Let me first state this, there is certain times I wish I could fine tune who could read this and couldn't, but that would defeat my purpose for this blog. I wanted a blog where I could publicly state my feelings, thoughts, and journey through weight loss. With that being said, I know some of you who talk behind my back to the doctor and probably patients, read this to keep up with me, because I have blocked you on Facebook and you have come to know that I really am not your friend. That's what happens when you treat people terrible. They treat you with respect while they have to, but I no longer have to. I never have respected you and never will, you are a lazy, disrespectful, liar, and just all around bad person. If you are reading this and taking offense to this, then good.
As I have stated many times over and over - I am still working for the office I left a few months ago. That's about to change. I am placing the orders for this month, making a few signs, and sending some emails - I am finished. I am really done with being unappreciated and disrespected. I was trying to be the bigger person in the situation and do the right thing. I have never been paid for anything I have done since I left the office including the trip back to the said office for the commercial. I feel that I deserve better than that. Even if I see that they don't.
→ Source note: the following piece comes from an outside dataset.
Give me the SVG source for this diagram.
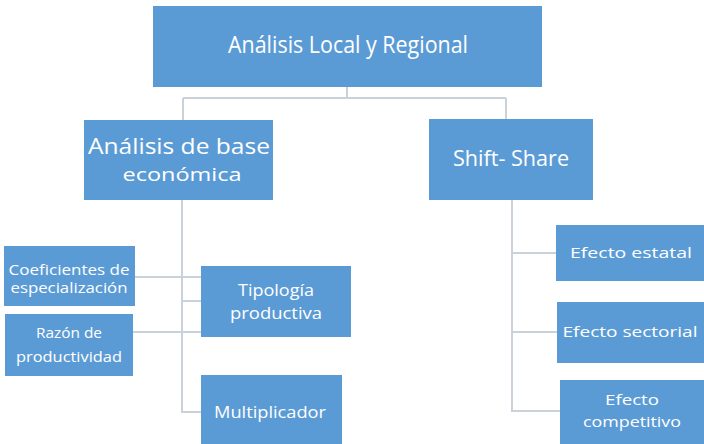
<svg xmlns="http://www.w3.org/2000/svg" width="704" height="444" viewBox="0 0 704 444">
<style>
.box{fill:#5b9bd5;}
.t{fill:#ffffff;font-family:"Open Sans","Noto Sans","DejaVu Sans",sans-serif;text-anchor:middle;}
.c{stroke:#c9d1da;stroke-width:2;fill:none;}
</style>
<rect width="704" height="444" fill="#ffffff"/>
<g id="connectors">
<path class="c" d="M347 87 V98 M183 98 H506 M183 98 V120 M506 98 V119"/>
<path class="c" d="M182 200 V412 H201 M182 301 H201 M135 277 H201 M133 332 H201"/>
<path class="c" d="M512 200 V411 H560 M512 253 H556 M512 332 H557"/>
</g>
<g id="n-root"><rect class="box" x="153" y="6" width="389" height="81"/><text class="t" x="348" y="53" font-size="23" textLength="240" lengthAdjust="spacingAndGlyphs">Análisis Local y Regional</text></g>
<g id="n-base"><rect class="box" x="84" y="120" width="189" height="80"/><text class="t" x="179" y="154" font-size="21" textLength="182" lengthAdjust="spacingAndGlyphs">Análisis de base</text><text class="t" x="182" y="181" font-size="19" textLength="119" lengthAdjust="spacingAndGlyphs">económica</text></g>
<g id="n-shift"><rect class="box" x="429" y="119" width="164" height="81"/><text class="t" x="511" y="166" font-size="22" textLength="116" lengthAdjust="spacingAndGlyphs">Shift- Share</text></g>
<g id="n-coef"><rect class="box" x="4" y="246" width="131" height="60"/><text class="t" x="69" y="275" font-size="14" textLength="121" lengthAdjust="spacingAndGlyphs">Coeficientes de</text><text class="t" x="69" y="293" font-size="14" textLength="117" lengthAdjust="spacingAndGlyphs">especialización</text></g>
<g id="n-razon"><rect class="box" x="5" y="314" width="128" height="62"/><text class="t" x="69" y="338" font-size="14" textLength="66" lengthAdjust="spacingAndGlyphs">Razón de</text><text class="t" x="69" y="362" font-size="14" textLength="106" lengthAdjust="spacingAndGlyphs">productividad</text></g>
<g id="n-tipo"><rect class="box" x="201" y="266" width="150" height="71"/><text class="t" x="276" y="296" font-size="17" textLength="76" lengthAdjust="spacingAndGlyphs">Tipología</text><text class="t" x="276" y="319" font-size="17" textLength="92" lengthAdjust="spacingAndGlyphs">productiva</text></g>
<g id="n-mult"><rect class="box" x="201" y="375" width="141" height="69"/><text class="t" x="270" y="418" font-size="16" textLength="112" lengthAdjust="spacingAndGlyphs">Multiplicador</text></g>
<g id="n-estatal"><rect class="box" x="556" y="225" width="148" height="56"/><text class="t" x="631" y="258" font-size="14" textLength="122" lengthAdjust="spacingAndGlyphs">Efecto estatal</text></g>
<g id="n-sectorial"><rect class="box" x="557" y="302" width="147" height="61"/><text class="t" x="630" y="337" font-size="14" textLength="135" lengthAdjust="spacingAndGlyphs">Efecto sectorial</text></g>
<g id="n-compet"><rect class="box" x="560" y="380" width="144" height="64"/><text class="t" x="632" y="405" font-size="14" textLength="54" lengthAdjust="spacingAndGlyphs">Efecto</text><text class="t" x="632" y="427" font-size="14" textLength="98" lengthAdjust="spacingAndGlyphs">competitivo</text></g>
</svg>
And that "they" is not everyone in the said office.
I think I am mostly hurt because the people that said "I always had their back" and that were my "friends" ( I had VERY few actual friends in LA), are the ones being the most ignorant. There is so much I could say about them, so much. Things I chose to be too small of an issue to bring up to the boss, I felt like I was being being petty, but I wasn't they were being wrong - and I should have said something. And I am.
If you are a real and true friend of mine, then you know I will do anything for you - that's legal - I do have some boundaries. I will sacrifice things to help real friends out, I honestly love helping people that will be there for me. And in LA especially it was hard for me to find those people, so the ones that I did consider a true friend I went above and beyond for on most occasions. I mean in all honesty - I even did it for people I didn't really like. Like leading them all around Houston on my birthday weekend. It was supposed to be a weekend getaway for me and Luis - to get away from people that aggravated me at work - well that doesn't work so well, when they are literally following you.
So in closing, enjoy it while you can because things are about to change!